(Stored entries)
────────

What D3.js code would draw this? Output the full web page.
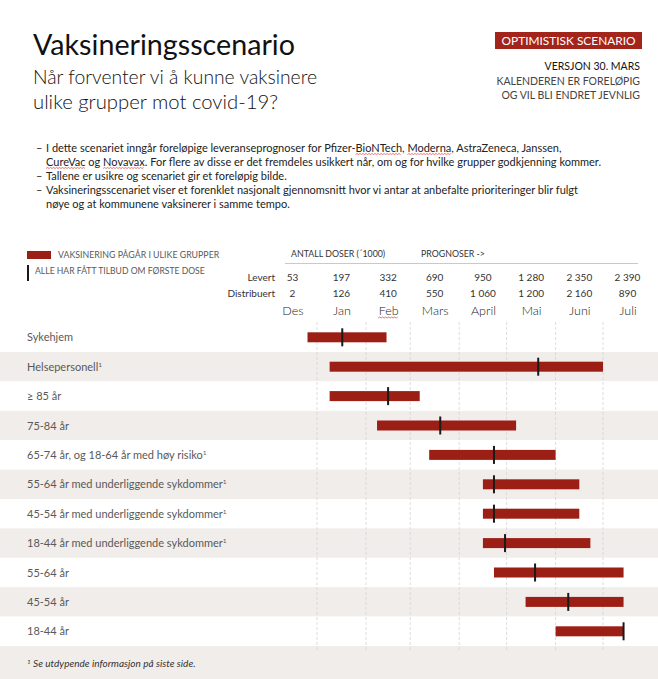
<!DOCTYPE html>
<html>
<head>
<meta charset="utf-8">
<script src="https://cdn.jsdelivr.net/npm/d3@7"></script>
<style>
  html, body { margin: 0; padding: 0; background: #fff; }
  svg { display: block; font-family: Lato, "Open Sans", sans-serif; }
</style>
</head>
<body>
<div id="chart"></div>
<script>
// ---------- data ----------
const months = ["Des", "Jan", "Feb", "Mars", "April", "Mai", "Juni", "Juli"];
const monthStarts = ["2020-12-01", "2021-01-01", "2021-02-01", "2021-03-01", "2021-04-01", "2021-05-01", "2021-06-01", "2021-07-01"];
const levert = ["53", "197", "332", "690", "950", "1 280", "2 350", "2 390"];
const distribuert = ["2", "126", "410", "550", "1 060", "1 200", "2 160", "890"];

const groups = ["Sykehjem", "Helsepersonell", "≥ 85 år", "75-84 år", "65-74 år, og 18-64 år med høy risiko",
  "55-64 år med underliggende sykdommer", "45-54 år med underliggende sykdommer",
  "18-44 år med underliggende sykdommer", "55-64 år", "45-54 år", "18-44 år"];
const footnoted = [false, true, false, false, true, true, true, true, false, false, false];
const startDates = ["2020-12-26", "2021-01-09", "2021-01-09", "2021-02-08", "2021-03-13", "2021-04-16", "2021-04-16", "2021-04-16", "2021-04-23", "2021-05-13", "2021-06-01"];
const endDates   = ["2021-02-14", "2021-07-01", "2021-03-07", "2021-05-07", "2021-06-01", "2021-06-16", "2021-06-16", "2021-06-23", "2021-07-14", "2021-07-14", "2021-07-14"];
const offerDates = ["2021-01-17", "2021-05-21", "2021-02-15", "2021-03-20", "2021-04-23", "2021-04-23", "2021-04-23", "2021-04-30", "2021-05-19", "2021-06-09", "2021-07-14"];

// bullet lines; words in {braces} carry a spell-check underline in the source
const bullets = [
  ["I dette scenariet inngår foreløpige leveranseprognoser for Pfizer-{BioNTech}, {Moderna}, AstraZeneca, Janssen,",
   "{CureVac} og {Novavax}. For flere av disse er det fremdeles usikkert når, om og for hvilke grupper godkjenning kommer."],
  ["Tallene er usikre og scenariet gir et foreløpig bilde."],
  ["Vaksineringsscenariet viser et forenklet nasjonalt gjennomsnitt hvor vi antar at anbefalte prioriteringer blir fulgt",
   "nøye og at kommunene vaksinerer i samme tempo."]
];

// ---------- setup ----------
const W = 658, H = 679;
const RED = "#9c1f16", TXT = "#595959", DARK = "#1a1a1a";
const parse = d3.timeParse("%Y-%m-%d");

const svg = d3.select("#chart").append("svg").attr("width", W).attr("height", H);

const x = d3.scaleTime()
  .domain([parse("2020-12-01"), parse("2021-08-01")])
  .range([268, 652]);

const y = d3.scaleBand().domain(groups).range([322.6, 646]).paddingInner(0).paddingOuter(0);

function squiggle(x0, x1, yb) {
  let p = `M${x0},${yb}`;
  let up = true;
  for (let xx = x0 + 1.5; xx <= x1; xx += 1.5) { p += `L${xx},${yb + (up ? -1 : 0)}`; up = !up; }
  svg.append("path").attr("d", p).attr("fill", "none").attr("stroke", "#e03c3c").attr("stroke-width", 0.7);
}

// ---------- titles ----------
svg.append("text").attr("x", 33).attr("y", 55).attr("font-size", 29).attr("font-weight", 400).attr("fill", "#111")
  .attr("textLength", 262).attr("lengthAdjust", "spacingAndGlyphs").text("Vaksineringsscenario");
svg.append("text").attr("x", 33).attr("y", 84).attr("font-size", 20).attr("font-weight", 300).attr("fill", "#111")
  .attr("textLength", 284).attr("lengthAdjust", "spacingAndGlyphs").text("Når forventer vi å kunne vaksinere");
svg.append("text").attr("x", 33).attr("y", 109).attr("font-size", 20).attr("font-weight", 300).attr("fill", "#111")
  .attr("textLength", 245).attr("lengthAdjust", "spacingAndGlyphs").text("ulike grupper mot covid-19?");

// badge
svg.append("rect").attr("x", 495).attr("y", 32).attr("width", 147).attr("height", 17).attr("fill", "#a3241b");
svg.append("text").attr("x", 568.5).attr("y", 45).attr("text-anchor", "middle").attr("font-size", 11.5)
  .attr("fill", "#fff").attr("textLength", 134).attr("lengthAdjust", "spacingAndGlyphs").text("OPTIMISTISK SCENARIO");

const rightLines = [["VERSJON 30. MARS", "#111", 70], ["KALENDEREN ER FORELØPIG", "#444", 85], ["OG VIL BLI ENDRET JEVNLIG", "#444", 99]];
svg.selectAll("text.rl").data(rightLines).join("text").attr("class", "rl")
  .attr("x", 640).attr("y", d => d[2]).attr("text-anchor", "end").attr("font-size", 10.5)
  .attr("fill", d => d[1]).text(d => d[0]);

// bullets
let by = 152;
const bulletG = svg.append("g").attr("font-size", 11).attr("fill", "#222");
bullets.forEach(lines => {
  bulletG.append("text").attr("x", 36).attr("y", by).text("–");
  lines.forEach(l => {
    const t = bulletG.append("text").attr("x", 46).attr("y", by);
    const parts = l.split(/(\{[^}]+\})/).filter(s => s.length);
    parts.forEach(pt => {
      if (pt.startsWith("{")) t.append("tspan").attr("class", "sq").text(pt.slice(1, -1));
      else t.append("tspan").text(pt);
    });
    const yb = by + 2.5;
    t.selectAll("tspan.sq").each(function () {
      const s = this.getStartPositionOfChar(0).x;
      const w = this.getComputedTextLength();
      squiggle(s, s + w, yb);
    });
    by += 14;
  });
});

// ---------- legend ----------
svg.append("rect").attr("x", 27).attr("y", 251).attr("width", 24).attr("height", 8).attr("fill", RED);
svg.append("text").attr("x", 58).attr("y", 258).attr("font-size", 8.8).attr("fill", TXT).text("VAKSINERING PÅGÅR I ULIKE GRUPPER");
svg.append("rect").attr("x", 27).attr("y", 265).attr("width", 2).attr("height", 16).attr("fill", DARK);
svg.append("text").attr("x", 35).attr("y", 274).attr("font-size", 8.6).attr("fill", TXT).text("ALLE HAR FÅTT TILBUD OM FØRSTE DOSE");

// ---------- dose table ----------
svg.append("text").attr("x", 291).attr("y", 257).attr("font-size", 8.8).attr("fill", "#333").text("ANTALL DOSER (´1000)");
svg.append("text").attr("x", 421).attr("y", 257).attr("font-size", 8.8).attr("fill", "#333").text("PROGNOSER ->");
svg.append("line").attr("x1", 285).attr("x2", 638).attr("y1", 263.5).attr("y2", 263.5)
  .attr("stroke", "#cfc8bd").attr("stroke-width", 1);

const mid = d => {
  const s = parse(d);
  const e = d3.timeMonth.offset(s, 1);
  return x(new Date((+s + +e) / 2));
};
svg.append("text").attr("x", 275).attr("y", 281).attr("text-anchor", "end").attr("font-size", 10).attr("fill", "#333").text("Levert");
svg.append("text").attr("x", 275).attr("y", 297).attr("text-anchor", "end").attr("font-size", 10).attr("fill", "#333").text("Distribuert");
svg.selectAll("text.lev").data(levert).join("text").attr("class", "lev")
  .attr("x", (d, i) => mid(monthStarts[i])).attr("y", 281).attr("text-anchor", "middle")
  .attr("font-size", 10).attr("fill", "#333").text(d => d);
svg.selectAll("text.dis").data(distribuert).join("text").attr("class", "dis")
  .attr("x", (d, i) => mid(monthStarts[i])).attr("y", 297).attr("text-anchor", "middle")
  .attr("font-size", 10).attr("fill", "#333").text(d => d);

// month labels via an axis on a scale keyed by month name
const monthPos = d3.scaleOrdinal().domain(months).range(monthStarts.map(mid));
const monthAxis = d3.axisTop(monthPos).tickSize(0).tickPadding(0);
const ax = svg.append("g").attr("transform", "translate(0,315)").call(monthAxis);
ax.select(".domain").remove();
ax.selectAll("text").attr("font-size", 12.5).attr("font-weight", 300).attr("fill", "#222")
  .attr("font-family", "Lato, sans-serif").attr("dy", 0);
// spell-check mark under "Feb"
ax.selectAll(".tick").filter(d => d === "Feb").each(function () {
  const bb = this.getBBox();
  const tx = monthPos("Feb");
  squiggle(tx + bb.x, tx + bb.x + bb.width, 318);
});

// ---------- row bands ----------
svg.selectAll("rect.band").data(groups).join("rect").attr("class", "band")
  .attr("x", 0).attr("width", W).attr("y", d => y(d)).attr("height", y.bandwidth())
  .attr("fill", (d, i) => i % 2 === 1 ? "#f1edea" : "#fff");
svg.append("rect").attr("x", 0).attr("width", W).attr("y", 646).attr("height", H - 646).attr("fill", "#f1edea");

// grid lines at month boundaries
const gridDates = monthStarts.slice(1).map(parse);
svg.selectAll("line.grid").data(gridDates).join("line").attr("class", "grid")
  .attr("x1", d => x(d)).attr("x2", d => x(d)).attr("y1", 322).attr("y2", 650)
  .attr("stroke", "#d4d4d4").attr("stroke-width", 0.8).attr("stroke-dasharray", "3,2");

// row labels
const lbl = svg.selectAll("text.rowlbl").data(groups).join("text").attr("class", "rowlbl")
  .attr("x", 27).attr("y", d => y(d) + y.bandwidth() / 2 + 4).attr("font-size", 11).attr("fill", TXT);
lbl.append("tspan").text(d => d);
lbl.filter((d, i) => footnoted[i]).append("tspan").attr("font-size", 6.5).attr("dy", -4).text("1");

// bars
const bh = 10;
svg.selectAll("rect.bar").data(groups).join("rect").attr("class", "bar")
  .attr("x", (d, i) => x(parse(startDates[i])))
  .attr("width", (d, i) => x(parse(endDates[i])) - x(parse(startDates[i])))
  .attr("y", d => y(d) + y.bandwidth() / 2 - bh / 2).attr("height", bh).attr("fill", RED);

// offer markers
svg.selectAll("rect.mk").data(groups).join("rect").attr("class", "mk")
  .attr("x", (d, i) => x(parse(offerDates[i])) - 1).attr("width", 2)
  .attr("y", d => y(d) + y.bandwidth() / 2 - 9).attr("height", 18).attr("fill", DARK);

// footnote
const fn = svg.append("text").attr("x", 27).attr("y", 667).attr("font-size", 10)
  .attr("font-style", "italic").attr("fill", "#333");
fn.append("tspan").attr("font-size", 6.5).attr("dy", -3).text("1");
fn.append("tspan").attr("dy", 3).text(" Se utdypende informasjon på siste side.");
</script>
</body>
</html>
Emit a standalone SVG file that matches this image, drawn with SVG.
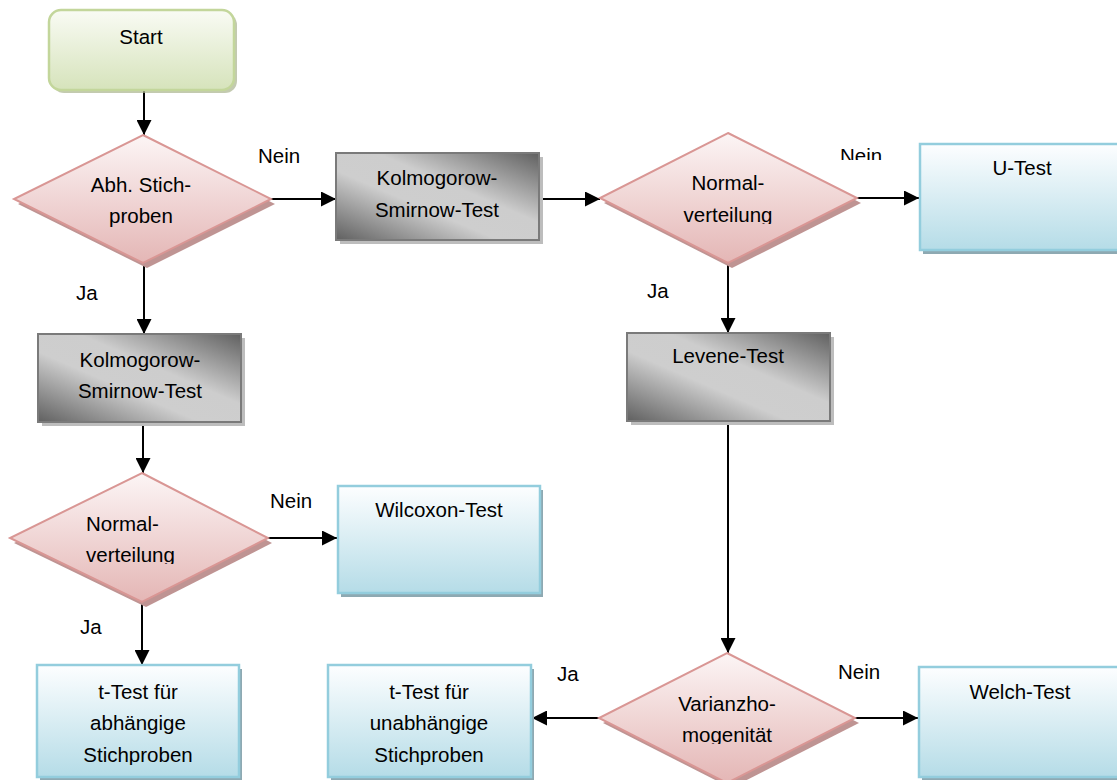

────────

GOAL =>
In the material above, how many lines hold the word "this"? Say only the number.

ANSWER IN FULL =>
5